Revealed during SANS Institute’s much-anticipated annual RSA keynote, this year’s insights highlight emerging threats from ICS ransomware to AI regulatory risks.
Heather Barnhart presenting the importance of logging.
Bethesda, MD, May 01, 2025 (GLOBE NEWSWIRE) — Each year, the SANS Institute’s must-see keynote session at RSA Conference delivers a forward-looking briefing on the most critical and emerging attack vectors in cybersecurity. The 2025 session surfaced five new attack techniques that are reshaping how enterprises must think about cyber risk. Moderated by SANS Technology Institute President Ed Skoudis, the 45-minute session brought together top SANS experts to assess how today’s attackers are escalating both their technical sophistication and impact on business operations.
With a real-time pulse on the cyber threat landscape, SANS experts have historically raised awareness of emerging attack techniques well before they become mainstream.
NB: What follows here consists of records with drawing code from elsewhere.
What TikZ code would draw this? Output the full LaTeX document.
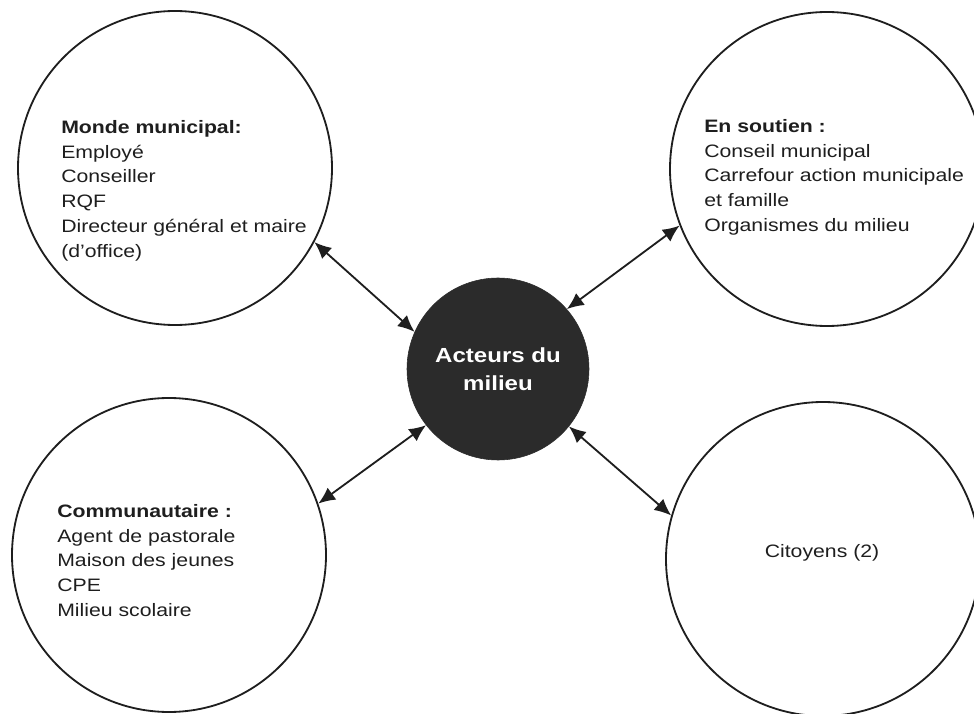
\documentclass[tikz,border=0pt]{standalone}
\usepackage{fontspec}
\setmainfont{Liberation Sans}[FakeStretch=1.18]
\usetikzlibrary{arrows.meta}

\definecolor{hubfill}{HTML}{2B2B2B}
\definecolor{inkline}{HTML}{1E1E1E}

\tikzset{
	pole/.style = {draw = inkline, line width = 1.3pt, shape = circle,
				   minimum size = 7.85cm, inner sep = 0pt},
	hub/.style = {draw = hubfill, fill = hubfill, shape = circle,
				  minimum size = 4.55cm, inner sep = 0pt,
				  text = white, align = center,
				  font = \fontsize{14.5pt}{20pt}\selectfont\bfseries},
	listing/.style = {inner sep = 0pt, align = left, text = inkline,
					  font = \fontsize{12.8pt}{17.6pt}\selectfont},
	link/.style = {inkline, line width = 1.3pt,
				   {Latex[length=4.2mm, width=3.7mm]}-{Latex[length=4.2mm, width=3.7mm]}}
}

\begin{document}
\begin{tikzpicture}

	\useasboundingbox (0,0) rectangle (24.35,17.825);

	\draw (12.45,8.6) node[hub] (Acteurs) {Acteurs du\\milieu};

	\draw (4.375,13.625) node[pole] (Municipal) {};
	\draw (20.675,13.6) node[pole] (Soutien) {};
	\draw (4.225,3.95) node[pole] (Communaute) {};
	\draw (20.575,3.85) node[pole] (Citoyens) {};

	\draw (1.525,14.825) node[listing, anchor = north west] (MunicipalTxt)
		{\textbf{Monde municipal:}\\Employé\\Conseiller\\RQF\\
		 Directeur général et maire\\(d’office)};

	\draw (17.6,14.85) node[listing, anchor = north west] (SoutienTxt)
		{\textbf{En soutien :}\\Conseil municipal\\
		 Carrefour action municipale\\et famille\\Organismes du milieu};

	\draw (1.425,5.225) node[listing, anchor = north west] (CommunauteTxt)
		{\textbf{Communautaire :}\\Agent de pastorale\\Maison des jeunes\\
		 CPE\\Milieu scolaire};

	\draw (20.55,3.9) node[listing, anchor = base] (CitoyensTxt) {Citoyens (2)};

	\draw[link] (Municipal.-28) -- (Acteurs.156.3);
	\draw[link] (Soutien.-159.5) -- (Acteurs.41.8);
	\draw[link] (Communaute.19.9) -- (Acteurs.-142);
	\draw[link] (Citoyens.164.3) -- (Acteurs.-39.4);
\end{tikzpicture}
\end{document}
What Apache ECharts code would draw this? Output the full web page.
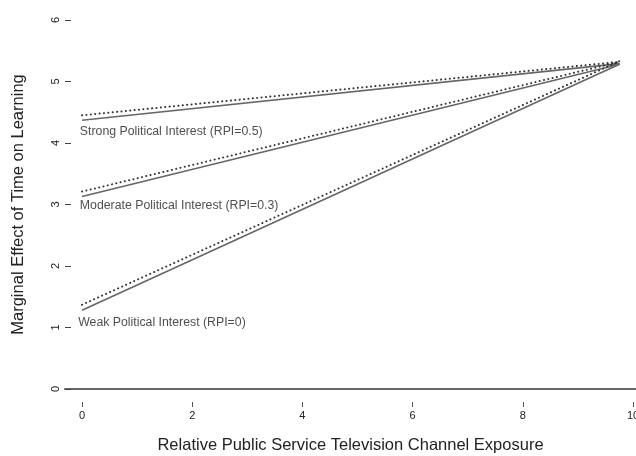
<!DOCTYPE html>
<html><head><meta charset="utf-8">
<script src="https://cdn.jsdelivr.net/npm/echarts@6/dist/echarts.min.js"></script>
<style>html,body{margin:0;padding:0;background:#fff}#c{width:636px;height:456px}</style>
</head><body><div id="c"></div>
<script>
var exposure = [0, 9.75];
var strongSolid = [4.37, 5.29];
var strongDotted = [4.45, 5.32];
var moderateSolid = [3.13, 5.28];
var moderateDotted = [3.21, 5.32];
var weakSolid = [1.28, 5.28];
var weakDotted = [1.37, 5.33];
var xTicks = [0, 2, 4, 6, 8, 10];
var yTicks = [0, 1, 2, 3, 4, 5, 6];
var labelTexts = ['Strong Political Interest (RPI=0.5)', 'Moderate Political Interest (RPI=0.3)', 'Weak Political Interest (RPI=0)'];
var labelPos = [[-0.04, 4.19], [-0.04, 2.98], [-0.07, 1.08]];

function pts(ys){ return exposure.map(function(x,i){ return [x, ys[i]]; }); }
function solid(ys){ return {type:'line', xAxisIndex:0, yAxisIndex:0, data:pts(ys), symbol:'none', silent:true,
  lineStyle:{color:'#666', width:1.6, type:'solid'}}; }
function dotted(ys){ return {type:'line', xAxisIndex:0, yAxisIndex:0, data:pts(ys), symbol:'none', silent:true,
  lineStyle:{color:'#333', width:2, type:[0.1,4.3], cap:'round'}}; }

var chart = echarts.init(document.getElementById('c'), null, {renderer:'canvas'});
chart.setOption({
  animation:false,
  textStyle:{fontFamily:'Liberation Sans, Arial, sans-serif'},
  grid:[
    {left:65, right:0, top:20, bottom:67, containLabel:false, outerBoundsMode:'none'},
    {left:82, right:3, top:20, bottom:67, containLabel:false, outerBoundsMode:'none'}
  ],
  xAxis:[{
    gridIndex:0, type:'value', min:-0.309, max:10.05, position:'bottom',
    axisLine:{show:true, onZero:false, lineStyle:{color:'#666', width:2}},
    axisTick:{show:false}, axisLabel:{show:false}, splitLine:{show:false},
    name:'Relative Public Service Television Channel Exposure', nameLocation:'middle', nameGap:48,
    nameTextStyle:{fontSize:16.5, color:'#222'}
  },{
    gridIndex:1, type:'value', min:0, max:10, interval:2, position:'bottom', offset:13,
    axisLine:{show:false, onZero:false}, splitLine:{show:false},
    axisTick:{show:true, length:5, lineStyle:{color:'#555', width:1}},
    axisLabel:{show:true, margin:8, fontSize:11, color:'#222', showMaxLabel:true, showMinLabel:true}
  }],
  yAxis:[{
    gridIndex:0, type:'value', min:0, max:6, interval:1,
    axisLine:{show:false, onZero:false}, splitLine:{show:false},
    axisTick:{show:true, inside:true, length:6, lineStyle:{color:'#444', width:1}},
    axisLabel:{rotate:90, margin:4, fontSize:11, color:'#222'},
    name:'Marginal Effect of Time on Learning', nameLocation:'middle', nameGap:38,
    nameTextStyle:{fontSize:16.5, color:'#222'}
  },{
    gridIndex:1, type:'value', min:0, max:6, show:false
  }],
  series:[
    solid(strongSolid), dotted(strongDotted),
    solid(moderateSolid), dotted(moderateDotted),
    solid(weakSolid), dotted(weakDotted),
    {type:'scatter', xAxisIndex:0, yAxisIndex:0, symbolSize:0, silent:true,
      data: labelPos.map(function(p,i){ return {value:p, name:labelTexts[i]}; }),
      label:{show:true, position:'right', distance:0, formatter:'{b}', fontSize:12.3, color:'#222'}}
  ]
});
</script></body></html>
For example:
• In 2017, Ed Skoudis anticipated how ransomware combined with cryptocurrencies would become a powerful tool for threat actors. In 2019, he analyzed the rise of attacks from the cloud against the cloud. • In 2020, Heather Barnhart predicted the rise in weaponized malware utilized by nation states against mobile devices, as we saw with Pegasus spyware.• In 2018, James Lyne discussed growing trends in malware attacks focused on disrupting Industrial Control Systems (ICS) and utilities.• In 2023, Stephen Sims warned that threat actors would manipulate AI tools to amplify the velocity of ransomware campaigns and identify zero-day vulnerabilities in complex systems.
The following five attack techniques highlighted in this year’s keynote session reveal a troubling convergence of misconfigured cloud environments, rising operational risk in industrial control systems, complex regulatory dynamics around artificial intelligence (AI), and more. Attendees left with critical insights and actionable recommendations to help their organizations anticipate threats, mitigate risk, and strengthen resilience across cloud, operational, and regulatory domains in 2025.
Attack Technique #1: Authorization Sprawl in Cloud and SaaS Environments
Presented by Joshua Wright, SANS Faculty Fellow
As enterprise cloud adoption accelerates, so too does the complexity of identity and access management. Authorization sprawl—where users hold redundant or excessive permissions across cloud, SaaS, and hybrid environments—has become a critical vulnerability. These overextended privileges create hidden attack paths that adversaries can exploit without raising immediate alarms.